Background information
- Also known as: Candy Girl
- Born: 29 November 1986 (age 39)
- Genres: club-pop
- Occupation: vocalist
- Label: Magic Records
- Website: candygirl.pl

= Barbara Hetmańska =

Barbara Hetmańska (born 29 November 1986 in Katowice, Poland), known as Candy Girl, is a Polish dance pop singer. She has collaborated with such Polish musicians as Alchemist Project, East Clubbers, Wet Fingers, and with the British duo Riff & Rays.

Hetmańska has signed in 2006 to Magic Records. In May 2009, she released her debut single, titled "Wszystko, czego dziś chcę", which is cover of Izabela Trojanowska's song. On 12 June 2009, she performed her new single "Yeah!" at the Opole Music Festival. Her third single, "Czas (siłę w sobie mam)", was released in December 2009, and her 23 November 2009 debut album was titled Hałas w mojej głowie and includes 15 dance music tracks.
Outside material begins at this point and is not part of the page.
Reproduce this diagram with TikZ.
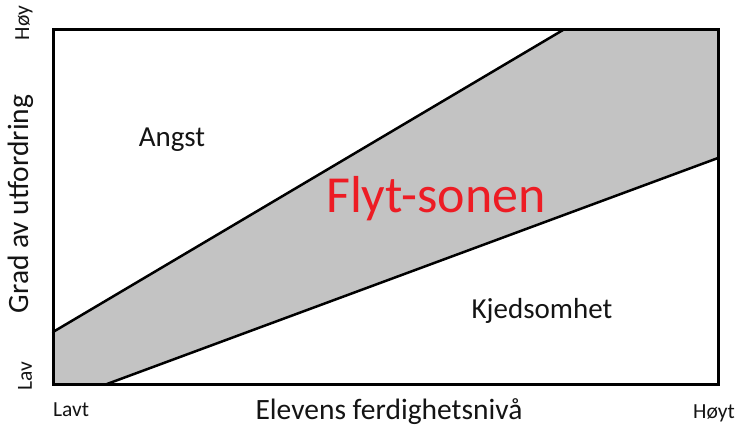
\documentclass[tikz,border=0pt]{standalone}
\usepackage{fontspec}
\setmainfont{Carlito}
\usetikzlibrary{positioning}
\definecolor{zoneGray}{RGB}{195,195,195}
\definecolor{flowRed}{RGB}{237,28,36}
\definecolor{inkText}{RGB}{20,20,20}

\begin{document}
\begin{tikzpicture}[x=1pt,y=-1pt,
  lbl/.style={font=\fontsize{29}{30}\selectfont,text=inkText,inner sep=0pt},
  axlbl/.style={lbl,font=\fontsize{29.5}{31}\selectfont},
  tick/.style={font=\fontsize{21.5}{23}\selectfont,text=inkText,inner sep=0pt},
  edge/.style={line width=2.5pt,line cap=round}]
  \useasboundingbox (0,0) rectangle (738,428);
  % frame corners and channel ends
  \coordinate (tl) at (53,30);
  \coordinate (br) at (718,384);
  \coordinate (hiA) at (53,332);
  \coordinate (hiB) at (563,30);
  \coordinate (loA) at (107,384);
  \coordinate (loB) at (718,158);
  \fill[zoneGray] (hiA) -- (hiB) -- (718,30) -- (loB) -- (loA) -- (53,384) -- cycle;
  \draw[edge] (hiA) -- (hiB);
  \draw[edge] (loA) -- (loB);
  \draw[line width=3pt] (tl) rectangle (br);
  % zone labels
  \node[lbl,anchor=base] (angst) at (172,146) {Angst};
  \node[lbl,anchor=base,font=\fontsize{52}{55}\selectfont,text=flowRed] (flyt) at (436,212) {Flyt-sonen};
  \node[lbl,anchor=base] (kjed) at (542,318) {Kjedsomhet};
  % axes
  \node[axlbl,anchor=base] (xlab) at (389,419) {Elevens ferdighetsnivå};
  \node[axlbl,anchor=base,rotate=90] (ylab) at (28,204) {Grad av utfordring};
  \node[tick,anchor=base west] (xlo) at (53,416) {Lavt};
  \node[tick,anchor=base east] (xhi) at (735,418) {Høyt};
  \node[tick,rotate=90] (ylo) at (25,376) {Lav};
  \node[tick,rotate=90] (yhi) at (24,23) {Høy};
\end{tikzpicture}
\end{document}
In early 2010, she released her new single titled "Lick It", a collaboration with DJ Adamus. Along with the single's music video, on her YouTube official site she published the videos for the English versions of her 2009 singles "Yeah!" and "Czas (siłę w sobie mam)", this last one under the new title "Take My Breath Away".

In 2011, she released her second studio album Między jawą a snem, which in August 2012 will be released in Asia under the English title Between Sleep And Wakefulness.